I would like to extend Alex' answer, as well as answer your question in the comments: "Is the "bra" basically something like the dot product?"
If you have a vector space $V$ over a field $F$, which is, for now, finite dimensional, you can create another vector space, $V^*$, called the dual space of $V$, which consists of linear functionals defined on $V$. Linear functionals are essentially scalar valued linear maps.
So $$ V^*=\{\omega:V\rightarrow F\ |\ \omega \text{ is linear}\}. $$
As it turns out, if $V$ is $n$-dimensional, so is $V^*$, however you cannot really say anything more than that.

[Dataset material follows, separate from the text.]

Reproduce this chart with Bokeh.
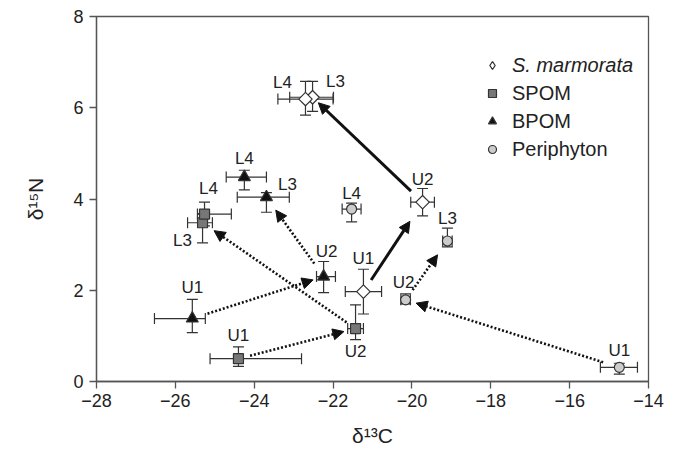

BUT, if $V$ is real, and has a scalar product on it, then $V$ and $V^*$ are canonically isomorphic, in the sense that if you have a scalar product $\langle y,x\rangle$, then exists a unique $\omega_y\in V^*$ linear functional such that $$ \omega_y(x)=\langle y,x\rangle ,$$ and if you have a linear functional $\omega$, then there exists a unique $y_\omega\in V$ vector such that $$ \langle y_\omega,x\rangle=\omega(x). $$ In these cases, you can identify linear functionals with vectors and vice versa, and you can take a scalar product to be the action of a linear functional on the vector and vice versa.
What I said above is not true for infinite dimensional vector spaces in general, however, it is true for Hilbert-spaces, as long as you consider continuous linear functionals (in a finite dimensional space, all linear stuff are continous).
I will note that the above is also true for complex vector spaces with the caveat that since the scalar product is sesquilinear, rather than bilinear, the correspondance between the vector space and its dual is not an isomorphism but a conjugate-linear bijection.
With this in mind, in QM, a vector written as $|\psi\rangle$ is an element of a Hilbert space $\mathcal{H}$, a "bra" written as $\langle\psi|$ is an element of the continuous duals space of $\mathcal{H}$, the "bra-ket" written as $\langle\psi|\chi\rangle$ is both the action of $\langle\psi|$ on $|\chi\rangle$ and the scalar product of $|\psi\rangle$ and $|\chi\rangle$, where it is understood that $\langle\psi|$ is the "dual pair" of $|\psi\rangle$ through this conjugate linear bijection between $\mathcal{H}$ and $\mathcal{H}^*$.